#### WHAT IS REQUIRED
Transcribe the material exactly. Images do not belong in the copy.

-------- SOURCE DATA

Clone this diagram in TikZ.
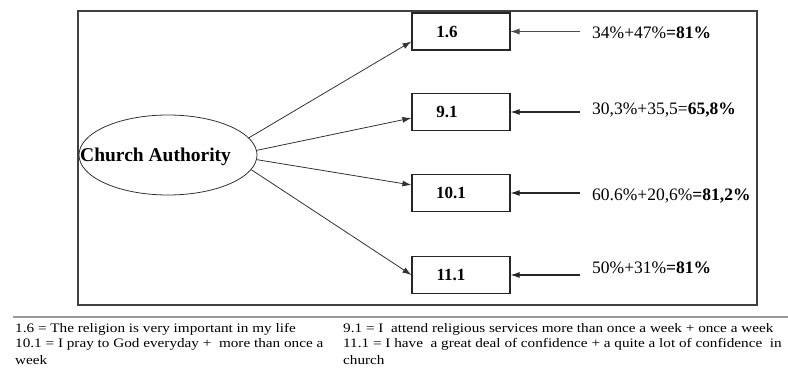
\documentclass[tikz,border=0pt]{standalone}
\usepackage{fontspec}
\setmainfont{Liberation Serif}
\newfontfamily\legendfont[FakeStretch=1.17]{Liberation Serif}
\usetikzlibrary{shapes.geometric,arrows.meta}
\tikzset{
  frame/.style={line width=1.3pt, draw=black!75},
  boxnode/.style={draw=black!85, line width=1.1pt, minimum width=98pt, minimum height=37pt, inner sep=0pt},
  boxtext/.style={xshift=-14pt, inner sep=0pt, font=\fontsize{17}{19}\selectfont\bfseries},
  oval/.style={ellipse, draw=black!80, line width=0.8pt, minimum width=178pt, minimum height=80pt, inner sep=0pt},
  fanarrow/.style={draw=black!80, line width=0.8pt, -{Latex[length=9pt,width=6pt]}},
  inarrow/.style={draw=black!85, line width=1.1pt, -{Latex[length=9pt,width=6pt]}},
  pct/.style={anchor=west, inner xsep=12pt, inner ysep=1pt, font=\fontsize{17.5}{19}\selectfont},
  legend/.style={anchor=base west, inner sep=0pt, font=\legendfont\fontsize{13}{15}\selectfont}
}
\begin{document}
\begin{tikzpicture}[x=1pt,y=-1pt]
\useasboundingbox (0,0) rectangle (788,369);
\draw[frame] (78,11) rectangle (757,305);
\node[oval] (ca) at (168,155) {};
\node[anchor=west, inner sep=0pt, font=\fontsize{19.5}{21}\selectfont\bfseries] (catext) at (80,157) {Church Authority};
\node[boxnode, label={[boxtext]center:1.6}] (b1) at (461,31.5) {};
\node[boxnode, label={[boxtext]center:9.1}] (b2) at (461,112) {};
\node[boxnode, label={[boxtext, xshift=4pt]center:10.1}] (b3) at (461,193) {};
\node[boxnode, label={[boxtext, xshift=4pt]center:11.1}] (b4) at (461,275) {};
\draw[fanarrow] (ca.12) -- ([yshift=-10pt]b1.west);
\draw[fanarrow] (ca.3) -- ([yshift=-6pt]b2.west);
\draw[fanarrow] (ca.-3) -- ([yshift=8pt]b3.west);
\draw[fanarrow] (ca.-10) -- (b4.west);
\node[pct] (l1) at (580,33) {34\%+47\%\textbf{=81\%}};
\node[pct] (l2) at (580,110) {30,3\%+35,5=\textbf{65,8\%}};
\node[pct] (l3) at (580,196) {60.6\%+20,6\%\textbf{=81,2\%}};
\node[pct] (l4) at (580,268) {50\%+31\%\textbf{=81\%}};
\draw[inarrow, draw=black!70, line width=0.7pt] (b1.east -| l1.west) -- (b1.east);
\draw[inarrow] (b2.east -| l2.west) -- (b2.east);
\draw[inarrow] (b3.east -| l3.west) -- (b3.east);
\draw[inarrow] (b4.east -| l4.west) -- (b4.east);
\coordinate (rl) at (13,317);
\coordinate (rr) at (788,317);
\draw[draw=black!40, line width=1.5pt] (rl) -- (rr);
\node[legend] (t1) at (15,332) {1.6 = The religion is very important in my life};
\node[legend] (t2) at (343,332) {9.1 = I\ \ attend religious services more than once a week + once a week};
\node[legend] (t3) at (15,347) {10.1 = I pray to God everyday +\ \ more than once a};
\node[legend] (t4) at (343,347) {11.1 = I have\ \ a great deal of confidence + a quite a lot of confidence\ \ in};
\node[legend] (t5) at (15,364) {week};
\node[legend] (t6) at (343,364) {church};
\end{tikzpicture}
\end{document}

----------------

#### SOLUTION BELOW
Clone this diagram in TikZ.
\documentclass[tikz,border=0pt]{standalone}
\usepackage{fontspec}
\setmainfont{Liberation Serif}
\newfontfamily\legendfont[FakeStretch=1.17]{Liberation Serif}
\usetikzlibrary{shapes.geometric,arrows.meta}
\tikzset{
  frame/.style={line width=1.3pt, draw=black!75},
  boxnode/.style={draw=black!85, line width=1.1pt, minimum width=98pt, minimum height=37pt, inner sep=0pt},
  boxtext/.style={xshift=-14pt, inner sep=0pt, font=\fontsize{17}{19}\selectfont\bfseries},
  oval/.style={ellipse, draw=black!80, line width=0.8pt, minimum width=178pt, minimum height=80pt, inner sep=0pt},
  fanarrow/.style={draw=black!80, line width=0.8pt, -{Latex[length=9pt,width=6pt]}},
  inarrow/.style={draw=black!85, line width=1.1pt, -{Latex[length=9pt,width=6pt]}},
  pct/.style={anchor=west, inner xsep=12pt, inner ysep=1pt, font=\fontsize{17.5}{19}\selectfont},
  legend/.style={anchor=base west, inner sep=0pt, font=\legendfont\fontsize{13}{15}\selectfont}
}
\begin{document}
\begin{tikzpicture}[x=1pt,y=-1pt]
\useasboundingbox (0,0) rectangle (788,369);
\draw[frame] (78,11) rectangle (757,305);
\node[oval] (ca) at (168,155) {};
\node[anchor=west, inner sep=0pt, font=\fontsize{19.5}{21}\selectfont\bfseries] (catext) at (80,157) {Church Authority};
\node[boxnode, label={[boxtext]center:1.6}] (b1) at (461,31.5) {};
\node[boxnode, label={[boxtext]center:9.1}] (b2) at (461,112) {};
\node[boxnode, label={[boxtext, xshift=4pt]center:10.1}] (b3) at (461,193) {};
\node[boxnode, label={[boxtext, xshift=4pt]center:11.1}] (b4) at (461,275) {};
\draw[fanarrow] (ca.12) -- ([yshift=-10pt]b1.west);
\draw[fanarrow] (ca.3) -- ([yshift=-6pt]b2.west);
\draw[fanarrow] (ca.-3) -- ([yshift=8pt]b3.west);
\draw[fanarrow] (ca.-10) -- (b4.west);
\node[pct] (l1) at (580,33) {34\%+47\%\textbf{=81\%}};
\node[pct] (l2) at (580,110) {30,3\%+35,5=\textbf{65,8\%}};
\node[pct] (l3) at (580,196) {60.6\%+20,6\%\textbf{=81,2\%}};
\node[pct] (l4) at (580,268) {50\%+31\%\textbf{=81\%}};
\draw[inarrow, draw=black!70, line width=0.7pt] (b1.east -| l1.west) -- (b1.east);
\draw[inarrow] (b2.east -| l2.west) -- (b2.east);
\draw[inarrow] (b3.east -| l3.west) -- (b3.east);
\draw[inarrow] (b4.east -| l4.west) -- (b4.east);
\coordinate (rl) at (13,317);
\coordinate (rr) at (788,317);
\draw[draw=black!40, line width=1.5pt] (rl) -- (rr);
\node[legend] (t1) at (15,332) {1.6 = The religion is very important in my life};
\node[legend] (t2) at (343,332) {9.1 = I\ \ attend religious services more than once a week + once a week};
\node[legend] (t3) at (15,347) {10.1 = I pray to God everyday +\ \ more than once a};
\node[legend] (t4) at (343,347) {11.1 = I have\ \ a great deal of confidence + a quite a lot of confidence\ \ in};
\node[legend] (t5) at (15,364) {week};
\node[legend] (t6) at (343,364) {church};
\end{tikzpicture}
\end{document}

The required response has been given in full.